• PROBLEM DETAILS
Quote each line of the material verbatim, without the pictures.

---------- RECORDED DATA ----------

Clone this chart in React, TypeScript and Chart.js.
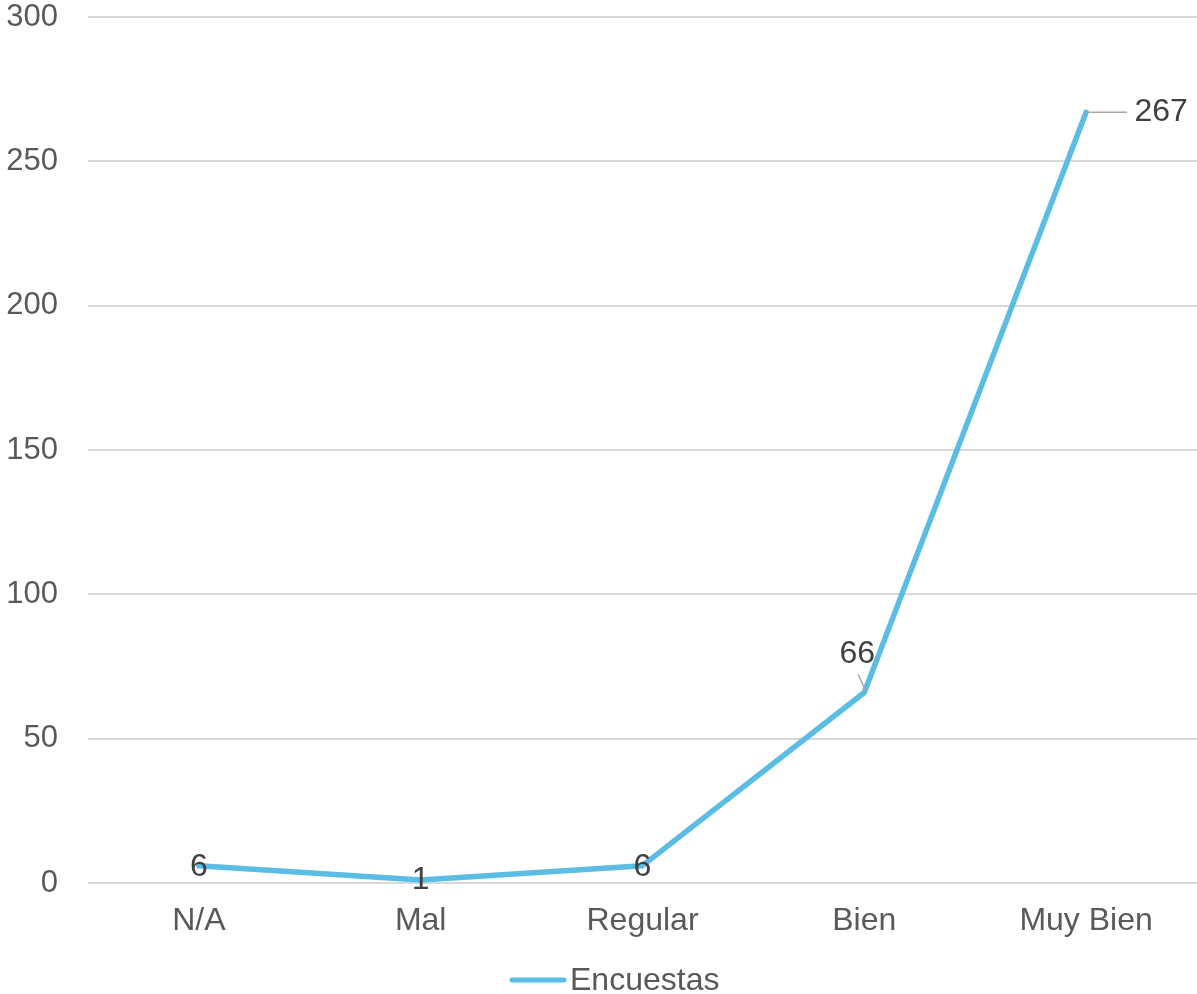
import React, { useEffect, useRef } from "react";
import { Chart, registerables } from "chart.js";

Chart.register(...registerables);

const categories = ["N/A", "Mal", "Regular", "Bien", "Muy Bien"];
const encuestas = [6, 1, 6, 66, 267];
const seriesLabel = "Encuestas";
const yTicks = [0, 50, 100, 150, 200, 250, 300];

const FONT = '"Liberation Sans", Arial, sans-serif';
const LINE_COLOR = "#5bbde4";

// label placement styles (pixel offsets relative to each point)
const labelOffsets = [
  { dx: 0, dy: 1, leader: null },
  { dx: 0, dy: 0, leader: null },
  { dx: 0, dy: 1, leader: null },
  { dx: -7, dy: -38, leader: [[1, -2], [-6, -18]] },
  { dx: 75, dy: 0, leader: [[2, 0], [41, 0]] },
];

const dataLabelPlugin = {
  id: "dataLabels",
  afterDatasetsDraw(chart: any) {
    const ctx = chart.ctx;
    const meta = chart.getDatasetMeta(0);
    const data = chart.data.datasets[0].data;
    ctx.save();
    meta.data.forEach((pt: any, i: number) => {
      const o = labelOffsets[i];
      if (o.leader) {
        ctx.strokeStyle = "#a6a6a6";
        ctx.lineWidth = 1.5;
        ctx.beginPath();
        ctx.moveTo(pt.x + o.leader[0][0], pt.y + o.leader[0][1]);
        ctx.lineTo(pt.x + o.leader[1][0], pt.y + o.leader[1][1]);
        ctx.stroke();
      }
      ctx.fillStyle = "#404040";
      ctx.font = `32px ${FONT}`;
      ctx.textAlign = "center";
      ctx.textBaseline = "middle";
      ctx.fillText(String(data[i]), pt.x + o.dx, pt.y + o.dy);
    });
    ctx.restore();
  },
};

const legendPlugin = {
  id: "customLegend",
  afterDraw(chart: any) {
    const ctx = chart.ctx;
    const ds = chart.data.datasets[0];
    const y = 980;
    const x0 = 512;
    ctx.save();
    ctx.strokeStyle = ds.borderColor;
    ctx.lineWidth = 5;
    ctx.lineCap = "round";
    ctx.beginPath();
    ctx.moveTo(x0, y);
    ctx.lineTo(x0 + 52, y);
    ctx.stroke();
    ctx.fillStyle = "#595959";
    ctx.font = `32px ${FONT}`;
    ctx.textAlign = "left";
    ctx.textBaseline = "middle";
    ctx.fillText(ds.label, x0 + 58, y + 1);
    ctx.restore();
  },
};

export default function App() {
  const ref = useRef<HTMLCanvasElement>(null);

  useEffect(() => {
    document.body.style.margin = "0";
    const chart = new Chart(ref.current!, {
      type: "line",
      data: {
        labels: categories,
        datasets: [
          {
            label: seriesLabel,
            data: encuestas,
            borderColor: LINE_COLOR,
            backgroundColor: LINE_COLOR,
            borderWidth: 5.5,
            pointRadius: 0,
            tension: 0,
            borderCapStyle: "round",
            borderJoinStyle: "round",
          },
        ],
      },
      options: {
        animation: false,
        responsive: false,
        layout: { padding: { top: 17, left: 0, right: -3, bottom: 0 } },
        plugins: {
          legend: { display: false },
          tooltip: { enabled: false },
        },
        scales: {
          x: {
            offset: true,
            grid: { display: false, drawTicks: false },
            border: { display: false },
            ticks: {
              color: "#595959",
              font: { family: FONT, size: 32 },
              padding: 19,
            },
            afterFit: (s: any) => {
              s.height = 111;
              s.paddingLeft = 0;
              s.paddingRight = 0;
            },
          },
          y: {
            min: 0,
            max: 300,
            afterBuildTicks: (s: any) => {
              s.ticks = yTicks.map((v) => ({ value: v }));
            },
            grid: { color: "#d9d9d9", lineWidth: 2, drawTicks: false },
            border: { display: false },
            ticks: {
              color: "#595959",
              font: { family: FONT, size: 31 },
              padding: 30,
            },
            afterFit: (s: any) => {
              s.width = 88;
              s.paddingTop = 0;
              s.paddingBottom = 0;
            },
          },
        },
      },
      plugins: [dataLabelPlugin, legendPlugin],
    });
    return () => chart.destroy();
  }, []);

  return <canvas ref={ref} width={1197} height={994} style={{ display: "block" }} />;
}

----------

• RESULT
Clone this chart in React, TypeScript and Chart.js.
import React, { useEffect, useRef } from "react";
import { Chart, registerables } from "chart.js";

Chart.register(...registerables);

const categories = ["N/A", "Mal", "Regular", "Bien", "Muy Bien"];
const encuestas = [6, 1, 6, 66, 267];
const seriesLabel = "Encuestas";
const yTicks = [0, 50, 100, 150, 200, 250, 300];

const FONT = '"Liberation Sans", Arial, sans-serif';
const LINE_COLOR = "#5bbde4";

// label placement styles (pixel offsets relative to each point)
const labelOffsets = [
  { dx: 0, dy: 1, leader: null },
  { dx: 0, dy: 0, leader: null },
  { dx: 0, dy: 1, leader: null },
  { dx: -7, dy: -38, leader: [[1, -2], [-6, -18]] },
  { dx: 75, dy: 0, leader: [[2, 0], [41, 0]] },
];

const dataLabelPlugin = {
  id: "dataLabels",
  afterDatasetsDraw(chart: any) {
    const ctx = chart.ctx;
    const meta = chart.getDatasetMeta(0);
    const data = chart.data.datasets[0].data;
    ctx.save();
    meta.data.forEach((pt: any, i: number) => {
      const o = labelOffsets[i];
      if (o.leader) {
        ctx.strokeStyle = "#a6a6a6";
        ctx.lineWidth = 1.5;
        ctx.beginPath();
        ctx.moveTo(pt.x + o.leader[0][0], pt.y + o.leader[0][1]);
        ctx.lineTo(pt.x + o.leader[1][0], pt.y + o.leader[1][1]);
        ctx.stroke();
      }
      ctx.fillStyle = "#404040";
      ctx.font = `32px ${FONT}`;
      ctx.textAlign = "center";
      ctx.textBaseline = "middle";
      ctx.fillText(String(data[i]), pt.x + o.dx, pt.y + o.dy);
    });
    ctx.restore();
  },
};

const legendPlugin = {
  id: "customLegend",
  afterDraw(chart: any) {
    const ctx = chart.ctx;
    const ds = chart.data.datasets[0];
    const y = 980;
    const x0 = 512;
    ctx.save();
    ctx.strokeStyle = ds.borderColor;
    ctx.lineWidth = 5;
    ctx.lineCap = "round";
    ctx.beginPath();
    ctx.moveTo(x0, y);
    ctx.lineTo(x0 + 52, y);
    ctx.stroke();
    ctx.fillStyle = "#595959";
    ctx.font = `32px ${FONT}`;
    ctx.textAlign = "left";
    ctx.textBaseline = "middle";
    ctx.fillText(ds.label, x0 + 58, y + 1);
    ctx.restore();
  },
};

export default function App() {
  const ref = useRef<HTMLCanvasElement>(null);

  useEffect(() => {
    document.body.style.margin = "0";
    const chart = new Chart(ref.current!, {
      type: "line",
      data: {
        labels: categories,
        datasets: [
          {
            label: seriesLabel,
            data: encuestas,
            borderColor: LINE_COLOR,
            backgroundColor: LINE_COLOR,
            borderWidth: 5.5,
            pointRadius: 0,
            tension: 0,
            borderCapStyle: "round",
            borderJoinStyle: "round",
          },
        ],
      },
      options: {
        animation: false,
        responsive: false,
        layout: { padding: { top: 17, left: 0, right: -3, bottom: 0 } },
        plugins: {
          legend: { display: false },
          tooltip: { enabled: false },
        },
        scales: {
          x: {
            offset: true,
            grid: { display: false, drawTicks: false },
            border: { display: false },
            ticks: {
              color: "#595959",
              font: { family: FONT, size: 32 },
              padding: 19,
            },
            afterFit: (s: any) => {
              s.height = 111;
              s.paddingLeft = 0;
              s.paddingRight = 0;
            },
          },
          y: {
            min: 0,
            max: 300,
            afterBuildTicks: (s: any) => {
              s.ticks = yTicks.map((v) => ({ value: v }));
            },
            grid: { color: "#d9d9d9", lineWidth: 2, drawTicks: false },
            border: { display: false },
            ticks: {
              color: "#595959",
              font: { family: FONT, size: 31 },
              padding: 30,
            },
            afterFit: (s: any) => {
              s.width = 88;
              s.paddingTop = 0;
              s.paddingBottom = 0;
            },
          },
        },
      },
      plugins: [dataLabelPlugin, legendPlugin],
    });
    return () => chart.destroy();
  }, []);

  return <canvas ref={ref} width={1197} height={994} style={{ display: "block" }} />;
}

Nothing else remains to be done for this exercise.